- Classification: New Civilization Church
- Orientation: New Thought
- Associations: Affiliated New Thought Network, International New Thought Alliance
- Founder: Dr. Julia Seton
- Origin: 1905 Boston, Massachusetts

= New Civilization Church =

New Thought church

The New Civilization Church or Church and School of the New Civilization, also known as The New Thought Church and School, was founded in 1905 in Boston, Massachusetts, by Dr. Julia Lorinda Seton Kapp Sears, better known as Dr. Julia Seton.

== History ==

Other congregations were started in Manhattan and Brooklyn; London, England; Cleveland; Buffalo; Chicago; Denver; and in California. From 1911 through 1914, the "official organ" of the New Thought Church and School was "The Column," a magazine edited by Dr. Seton and her co-editors Dr.
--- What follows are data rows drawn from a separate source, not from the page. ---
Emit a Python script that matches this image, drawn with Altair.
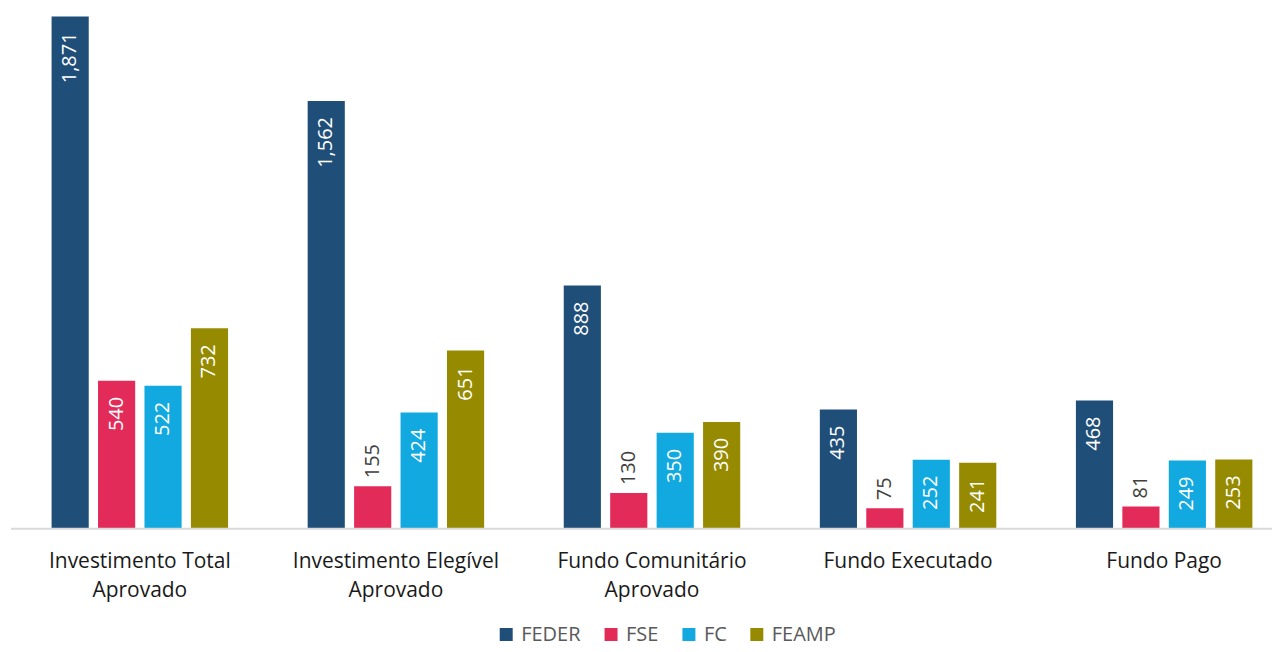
import altair as alt
import pandas as pd

categories = ["Investimento Total\nAprovado", "Investimento Elegível\nAprovado",
              "Fundo Comunitário\nAprovado", "Fundo Executado", "Fundo Pago"]
series = ["FEDER", "FSE", "FC", "FEAMP"]
feder = [1871, 1562, 888, 435, 468]
fse = [540, 155, 130, 75, 81]
fc = [522, 424, 350, 252, 249]
feamp = [732, 651, 390, 241, 253]
colors = ["#1F4E79", "#E32B5A", "#12A9E0", "#968B00"]

rows = []
for s, vals in zip(series, [feder, fse, fc, feamp]):
    for c, v in zip(categories, vals):
        rows.append({"cat": c, "serie": s, "value": v, "inside": v >= 200})
df = pd.DataFrame(rows)

FONT = "Open Sans"
W, H = 1263, 521

x = alt.X("cat:N", sort=categories, title=None,
          scale=alt.Scale(range=[36, 1248], paddingInner=0.2746, paddingOuter=0),
          axis=alt.Axis(labelAngle=0, labelFontSize=21, labelColor="#1a1a1a",
                        labelFont=FONT, labelLineHeight=29, labelPadding=22,
                        labelLimit=0, labelExpr="split(datum.label, '\\n')",
                        ticks=False, domain=False))
xo = alt.XOffset("serie:N", sort=series,
                 scale=alt.Scale(paddingInner=0.2, paddingOuter=0.1))
y = alt.Y("value:Q", scale=alt.Scale(domain=[0, 1900], nice=False), axis=None)

base = alt.Chart(df)

bars = base.mark_bar().encode(
    x=x, xOffset=xo, y=y,
    color=alt.Color("serie:N", sort=series,
                    scale=alt.Scale(domain=series, range=colors),
                    legend=alt.Legend(title=None, orient="none", direction="horizontal",
                                      legendX=486, legendY=617, symbolType="square",
                                      symbolSize=169, symbolStrokeWidth=0,
                                      labelFontSize=20, labelFont=FONT,
                                      labelColor="#595959", labelOffset=5,
                                      columnPadding=20, padding=0)),
)

baseline = alt.Chart(pd.DataFrame({"v": [0]})).mark_rule(
    color="#d9d9d9", strokeWidth=2
).encode(x=alt.value(0), x2=alt.value(W), y=alt.value(H))

inside = base.transform_filter("datum.inside").mark_text(
    angle=270, align="right", baseline="middle", dx=-16,
    fontSize=20, font=FONT, color="white"
).encode(x=x, xOffset=xo, y=y, text=alt.Text("value:Q", format=",d"))

outside = base.transform_filter("!datum.inside").mark_text(
    angle=270, align="left", baseline="middle", dx=8,
    fontSize=20, font=FONT, color="#404040"
).encode(x=x, xOffset=xo, y=y, text=alt.Text("value:Q", format=",d"))

chart = alt.layer(bars, baseline, inside, outside).properties(
    width=W, height=H,
    padding={"left": 2, "right": 0, "top": 0, "bottom": 4}
).configure_view(stroke=None)

chart.save("out.html", embed_options={"renderer": "svg", "actions": False})
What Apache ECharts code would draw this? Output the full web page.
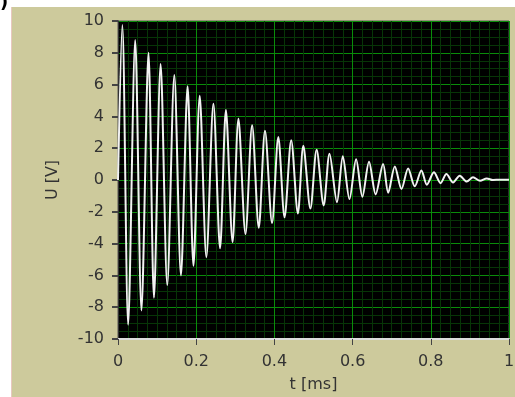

Roy Page Walton, Henry Fielding, and Clifford W. Cheasley. Walton was married to Dr. Seton's daughter, Dr. Juno Belle Kapp, also known as Dr. Juno Walton, who was a speaker in the denomination's churches, and who, under the pen-name Dr. Juno Jordan, wrote popular books on numerology.

== Mission ==

The central mission of the New Civilization Church was, "It is the deep of supply answering to the deep of need. It will remain because mankind can use it as sane, sensible, spiritual substance, with which he can pass his life into higher manifestation of health, wealth, love, service and worship. This church believes in all churches, all creeds and all people, without regard to class, creed or color, Anyone can come into the new church and learn its fundamentals and principles and return to his own church, his own country, his own class, his own people and better fulfill his life's destiny."

Dr. Seton was elected fourth vice-president for the League for the Larger Life.